*Task*: Find the number of lines in these records where the word "draws" appears. Reply with that number and nothing more.
-- -- --
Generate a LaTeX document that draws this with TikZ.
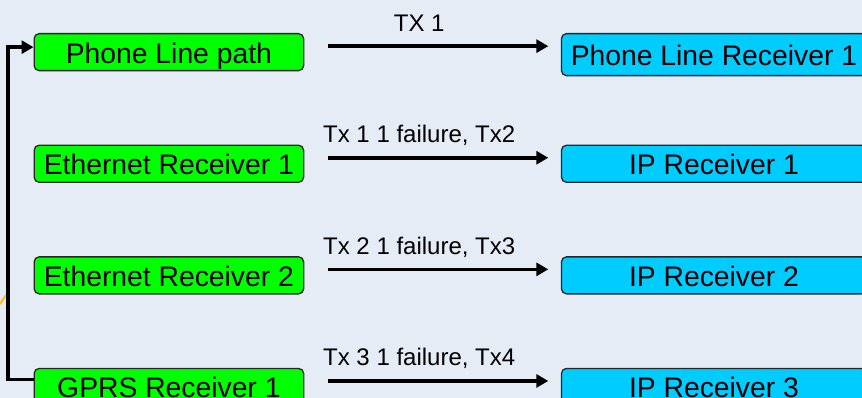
\documentclass[tikz,border=0pt]{standalone}
\usepackage{fontspec}
\setmainfont{Liberation Sans}
\usetikzlibrary{arrows.meta,positioning}
\definecolor{bg}{HTML}{E6ECF6}
\definecolor{srcgreen}{HTML}{00FF00}
\definecolor{dstcyan}{HTML}{00CCFF}
\definecolor{rim}{HTML}{262626}
\definecolor{fringe}{HTML}{FFC000}
\tikzset{
    src/.style =    {rectangle,
                    rounded corners=5pt,
                    fill=srcgreen,
                    draw=rim,
                    line width=1.3pt,
                    text=black,
                    font=\fontsize{28.3}{30}\selectfont,
                    minimum width=269.5pt,
                    minimum height=37pt,
                    text height=22pt,
                    text depth=0pt,
                    inner sep=0pt},
    dst/.style =    {src,
                    fill=dstcyan,
                    minimum width=305pt},
    tx/.style =     {line width=3.6pt,
                    ->,
                    shorten <=24pt,
                    shorten >=12.5pt},
    lbl/.style =    {font=\fontsize{24}{26}\selectfont,
                    text=black,
                    inner sep=0pt,
                    above=15pt,
                    anchor=base},
    >={Triangle[length=12pt,width=13pt]}}

\begin{document}
\begin{tikzpicture}[x=1pt,y=-1pt]
    \fill[bg] (0,0) rectangle (862,398);
    \useasboundingbox (0,0) rectangle (862,398);
    \draw[fringe, line width=2pt] (0,304) -- (6,295);
    % senders
    \node[src, anchor=north west] (phone) at (33.5,33)  {Phone Line path};
    \node[src] (eth1) [below=73.3pt of phone]          {Ethernet Receiver 1};
    \node[src] (eth2) [below=73.3pt of eth1]           {Ethernet Receiver 2};
    \node[src] (gprs) [below=73.3pt of eth2]           {GPRS Receiver 1};
    % receivers
    \node[dst, minimum height=42pt] (plr) [right=256.5pt of phone.north east, anchor=north west] {Phone Line Receiver 1};
    \node[dst] (ipr1) [right=256.5pt of eth1.north east, anchor=north west] {IP Receiver 1};
    \node[dst] (ipr2) [right=256.5pt of eth2.north east, anchor=north west] {IP Receiver 2};
    \node[dst] (ipr3) [right=256.5pt of gprs.north east, anchor=north west] {IP Receiver 3};
    \foreach \a/\b/\t in {phone/plr/{TX 1},
                          eth1/ipr1/{Tx 1 1 failure, Tx2},
                          eth2/ipr2/{Tx 2 1 failure, Tx3},
                          gprs/ipr3/{Tx 3 1 failure, Tx4}}{
        \coordinate (s) at ([yshift=6pt]\a.east);
        \draw[tx] (s) -- (s -| \b.west) node[lbl, pos=.448] {\t};
    }
    \draw[line width=3.6pt, ->] ([yshift=7.5pt]gprs.west) -- ++(-25.5pt,0) |- ([yshift=5pt]phone.west);
\end{tikzpicture}
\end{document}
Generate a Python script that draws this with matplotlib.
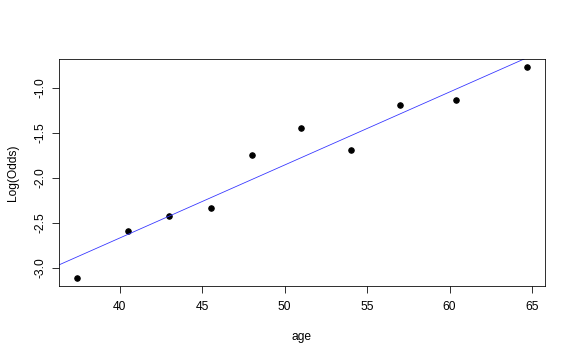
import numpy as np
import matplotlib
matplotlib.use("Agg")
import matplotlib.pyplot as plt

# age group midpoints and observed log odds
age = [37.4, 40.5, 43.0, 45.5, 48.0, 51.0, 54.0, 57.0, 60.4, 64.7]
log_odds = [-3.107, -2.595, -2.421, -2.332, -1.749, -1.450, -1.687, -1.188, -1.133, -0.774]

# fitted line
intercept = -5.907
slope = 0.0810

x_ticks = [40, 45, 50, 55, 60, 65]
y_ticks = [-3.0, -2.5, -2.0, -1.5, -1.0]

plt.rcParams['font.family'] = ['Liberation Sans', 'DejaVu Sans']

fig = plt.figure(figsize=(8, 5), dpi=72)
ax = fig.add_axes([59 / 576, 1 - 286 / 360, (545 - 59) / 576, (286 - 59) / 360])

ax.plot(age, log_odds, 'o', color='black', ms=5.5)

# R style: extend 4% past the data range
xr = max(age) - min(age)
yr = max(log_odds) - min(log_odds)
ax.set_xlim(min(age) - 0.04 * xr, max(age) + 0.04 * xr)
ax.set_ylim(min(log_odds) - 0.04 * yr, max(log_odds) + 0.04 * yr)

xs = np.array(ax.get_xlim())
ax.plot(xs, intercept + slope * xs, color='#3333ff', lw=0.8)
ax.set_xlim(xs)

ax.set_xticks(x_ticks)
ax.set_xticklabels([str(t) for t in x_ticks])
ax.set_yticks(y_ticks)
ax.set_yticklabels([f"{t:.1f}" for t in y_ticks], rotation=90, va='center')

ax.tick_params(length=7, width=0.8, labelsize=12)
ax.tick_params(axis='x', pad=8)
ax.tick_params(axis='y', pad=6)
for s in ax.spines.values():
    s.set_linewidth(0.8)

ax.set_xlabel('age', fontsize=12, labelpad=18)
ax.set_ylabel('Log(Odds)', fontsize=12, labelpad=15)

fig.savefig('out.png', dpi=72)
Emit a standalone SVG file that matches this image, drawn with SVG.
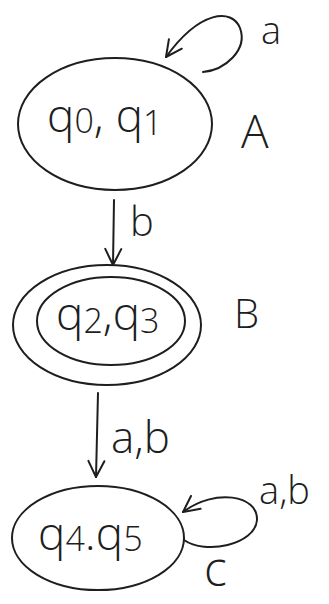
<svg xmlns="http://www.w3.org/2000/svg" width="329" height="604" viewBox="0 0 329 604">
<style>
.st{fill:none;stroke:#1e1e1e;stroke-width:2;stroke-linecap:round;stroke-linejoin:round}
.t{font-family:"Open Sans","DejaVu Sans",sans-serif;fill:#1e1e1e;font-weight:300}
.q{font-size:46px}
.sub{font-size:34px}
</style>
<defs>
<marker id="ah" viewBox="0 0 20 20" refX="18" refY="10" markerWidth="20" markerHeight="20" markerUnits="userSpaceOnUse" orient="auto">
<polyline points="2,2 18,10 2,18" fill="none" stroke="#1e1e1e" stroke-width="2" stroke-linecap="round" stroke-linejoin="round"/>
</marker>
</defs>
<rect width="329" height="604" fill="#ffffff"/>
<g id="A">
<ellipse class="st" cx="115" cy="124" rx="97" ry="66"/>
<text class="t q" x="47" y="132">q<tspan class="sub" dy="1">0</tspan><tspan dy="-1">, q</tspan><tspan class="sub" dy="3">1</tspan></text>
<text class="t" x="241" y="148" font-size="46">A</text>
</g>
<g id="B">
<ellipse class="st" cx="107" cy="325" rx="94" ry="60"/>
<ellipse class="st" cx="111" cy="321" rx="74" ry="44"/>
<text class="t q" x="56" y="330">q<tspan class="sub" dy="3">2</tspan><tspan dy="-3">,q</tspan><tspan class="sub" dy="3">3</tspan></text>
<text class="t" x="234" y="328" font-size="40">B</text>
</g>
<g id="C">
<ellipse class="st" cx="98" cy="538" rx="86" ry="52"/>
<text class="t q" x="38" y="550">q<tspan class="sub" dy="1">4</tspan><tspan dy="-1">.q</tspan><tspan class="sub" dy="1">5</tspan></text>
<text class="t" x="204" y="586" font-size="48">c</text>
</g>
<g id="connectors">
<path class="st" d="M203,72 C225,70 248,50 240,28 C232,8 200,10 166,57" marker-end="url(#ah)"/>
<text class="t" x="261" y="44" font-size="38">a</text>
<path class="st" d="M114,200 L113,265" marker-end="url(#ah)"/>
<text class="t" x="130" y="236" font-size="40">b</text>
<path class="st" d="M98,393 L96,477" marker-end="url(#ah)"/>
<text class="t" x="111" y="453" font-size="44">a,b</text>
<path class="st" d="M184,540 C205,555 255,545 257,520 C258,495 215,488 183,512" marker-end="url(#ah)"/>
<text class="t" x="259" y="504" font-size="38">a,b</text>
</g>
</svg>
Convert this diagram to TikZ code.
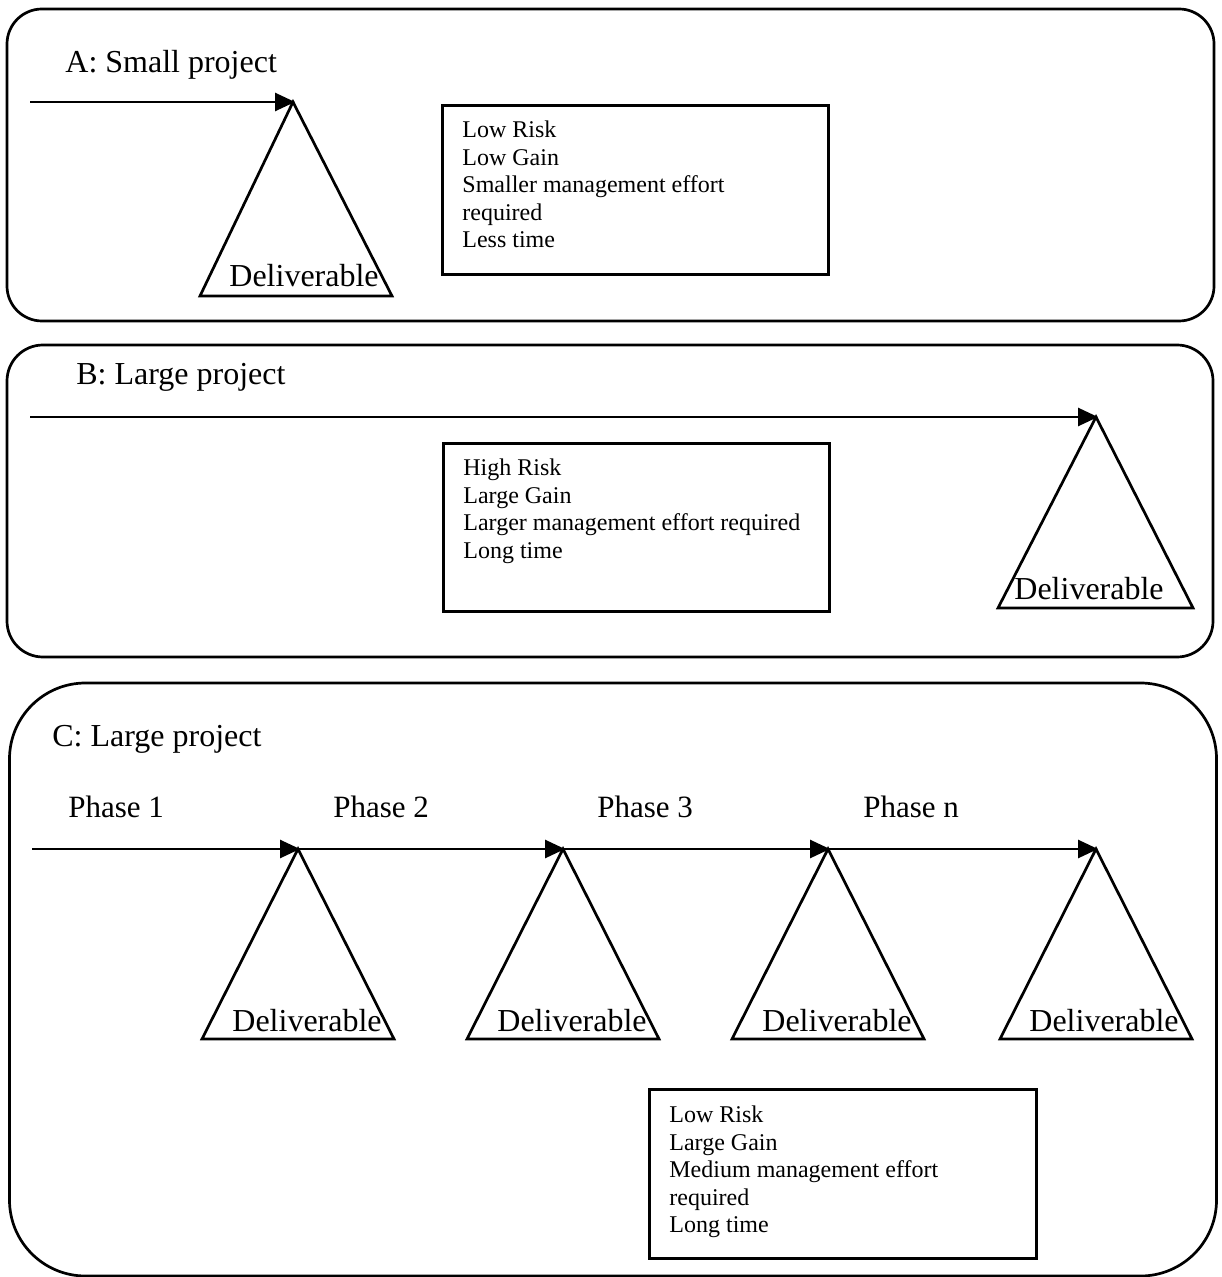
-- -- --
*Exercise solution*: 2